Kamis, 28 Mei 2009
Festival Film Purbalingga: Oase Film Independen Nasional
KOMPAS, Madina Nusrat, Jumat, 22 Mei 2009
PURBALINGGA - Tak mudah membangun jejaring dan benih-benih baru penggiat film independen. Purbalingga Film Festival (PFF) 2009 yang menjadi festival film indie Purbalingga untuk ketiga kalinya itu, yang digelar mulai 21 Mei sampai 23 Mei, di Hotel Kencana, Purbalingga, Jawa Tengah, pun menjadi oase bagi kelangsungan hidup produksi film independen nasional.
Sineas sekaligus distributor film independen, Lulu Ratna, Jumat (22/5), mengatakan, sejak tren film independen muncul tahun 1999, pagelaran festival film independen relatif timbul tenggelam. Mulai dari Festival Film Video Indie Indonesia yang hanya bertahan dari tahun 1999 sampai 2002. "Salah satunya yang cukup berhasil saat itu film Kuldesak," katanya.
Kemudian berlanjut dengan Festival Film Indie Indonesia yang diselenggarakan SCTV, dan itu pun hanya berumur dua tahun. Setelah itu, tak ada lagi festival film indie yang diselenggarakan secara terus menerus, katanya.
Baru komunitas film indie Purbalingga, katanya, yang cukup berhasil menyelenggarakan festival film indie secara rutin selama tiga tahun terakhir. Kota-kota lain memang pernah bikin festival film, tapi itu hanya berlangsung sekali. Habis itu, hilang, tuturnya.
Untuk menjaga kekuatan film indie, Lulu mengatakan, potensi sineas lokal tak bisa diabaikan. Contohnya Purbalingga, di kota kecil itu sineas lokalnya malah mampu mempertahankan idealismenya memproduksi film-film indenpenden. Kekuatan itulah yang dibutuhkan untuk menjaga idealisme film independen.
Melalui sineas lokal itu pula, lanjutnya, jejaring kerja film independen sedang berusaha dibangun. Hal itu sekaligus menyiapkan benih-benih baru sineas lokal agar mampu produktif membuat film independen.

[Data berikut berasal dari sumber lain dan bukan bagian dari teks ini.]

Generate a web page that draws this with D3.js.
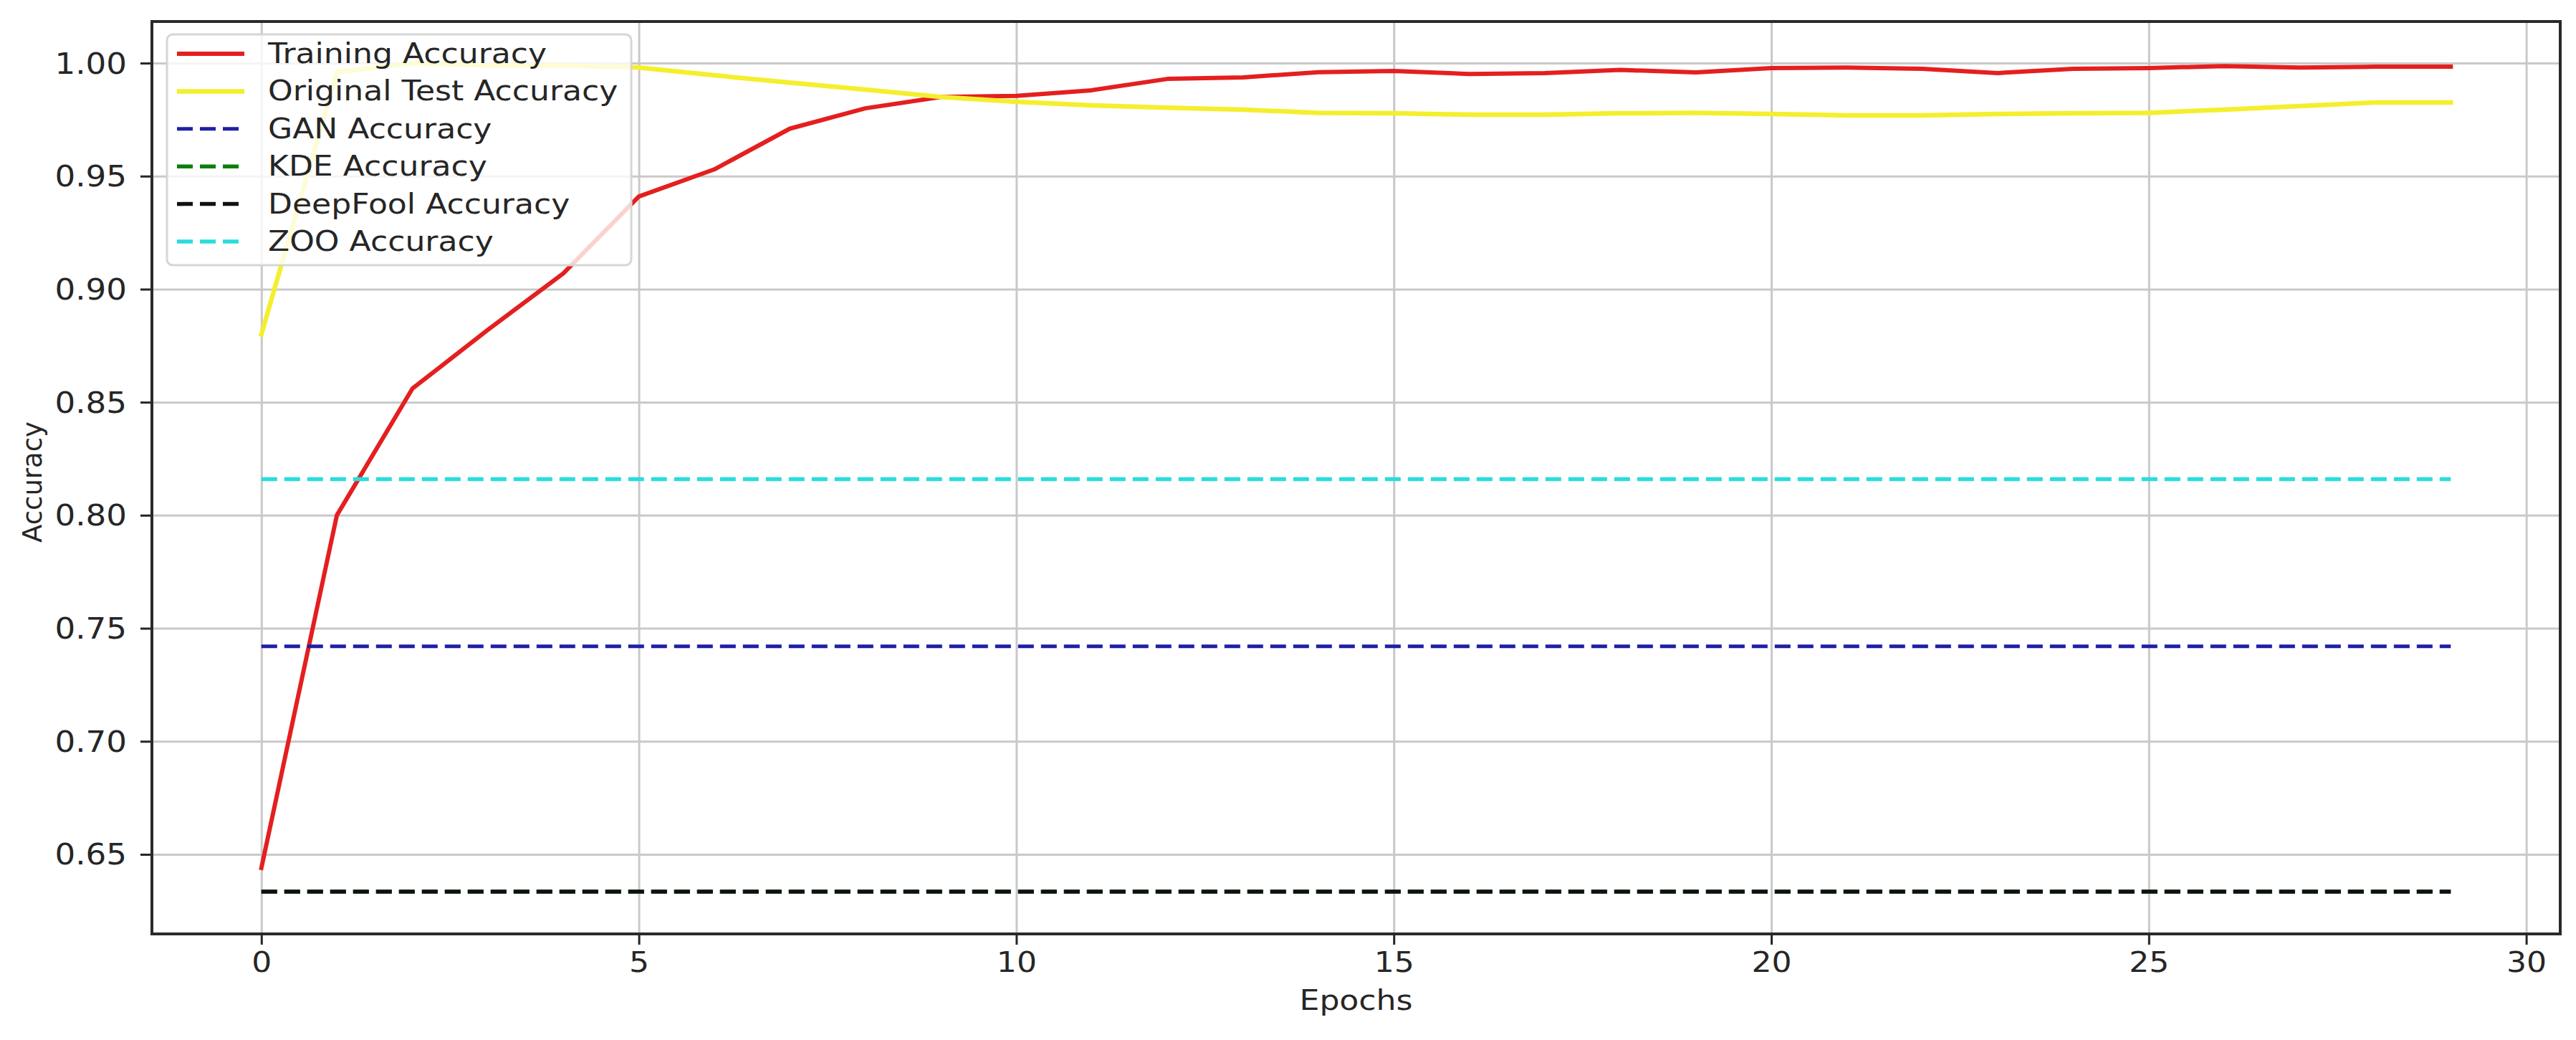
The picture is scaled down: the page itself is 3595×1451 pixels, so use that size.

Untuk membangun film independen yang mapan itu kan tak cukup setahun. "Makanya sekarang kami sedang memulainya dengan menanamkan ide-ide pembuatan film independen kepada siswa sekolah," jelasnya.
Karenanya dalam PFF kali ini, pihak penyelenggara mengutamakan pemutaran film hasil karya siswa sekolah SMA maupun SMP di wilayah eks Karesidenan Banyumas, yang me liputi Purbalingga, Banyumas, Banjarnegara, dan Cilacap. Jumlahnya sebanyak 16 film. Masing-masing memiliki tema cerita yang sangat beragam, mulai dari masalah sosial, kehidupan sehari-hari, problem remaja, hingga masalah keluarga.

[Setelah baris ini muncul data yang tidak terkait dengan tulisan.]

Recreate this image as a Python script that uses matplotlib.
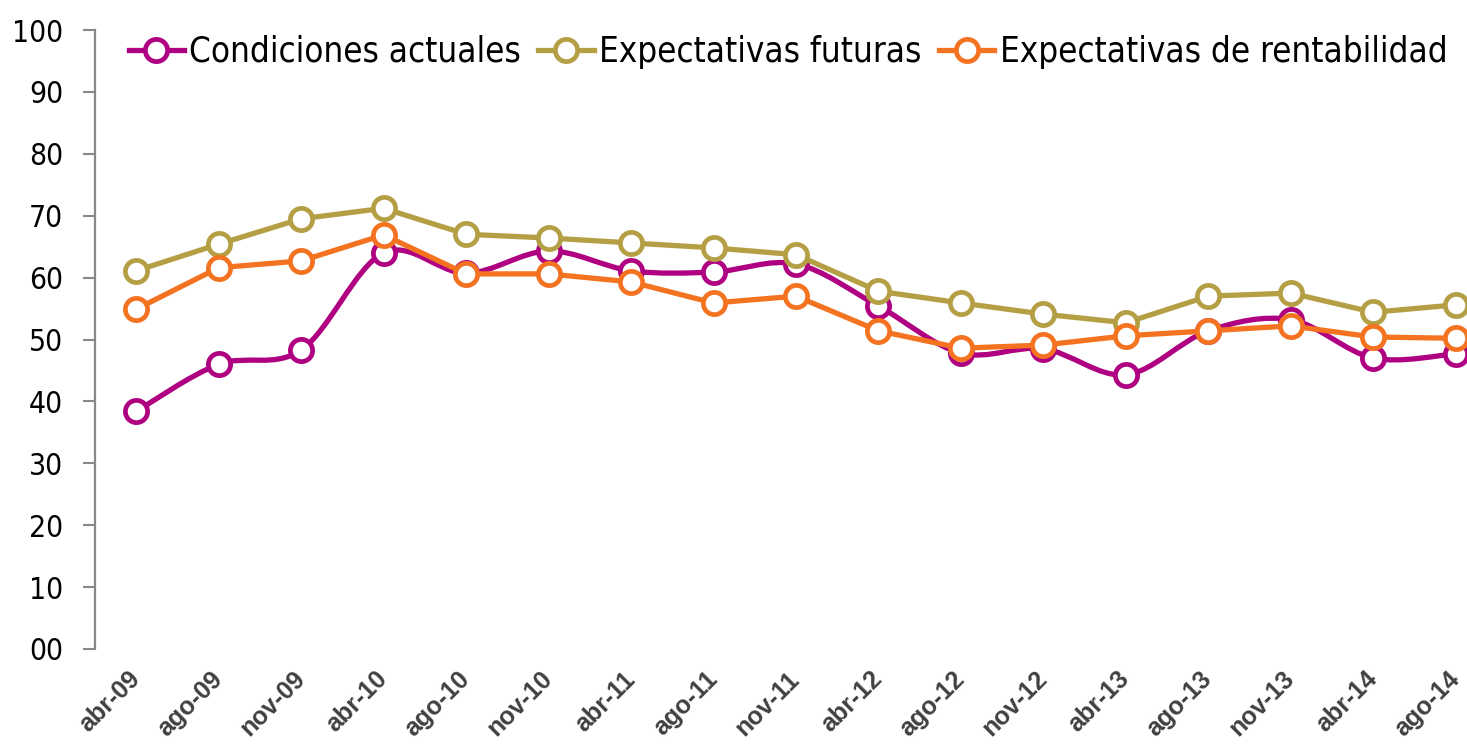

Direktur PFF 2009 Bowo Leksono mengatakan, PFF memang bukan ajang penilaian film independen nasional, melainkan ajang bagi sineas film independen lokal wilayah eks Karesidenan Banyumas mempertunjukkan hasil karyanya. Kalau pun di festival ini datang sineas dari Jakarta, Yogyakarta, maupun daerah lainnya, mereka hanya undangan. Sekaligus ajang bagi mereka untuk saling bertukar informasi, katanya.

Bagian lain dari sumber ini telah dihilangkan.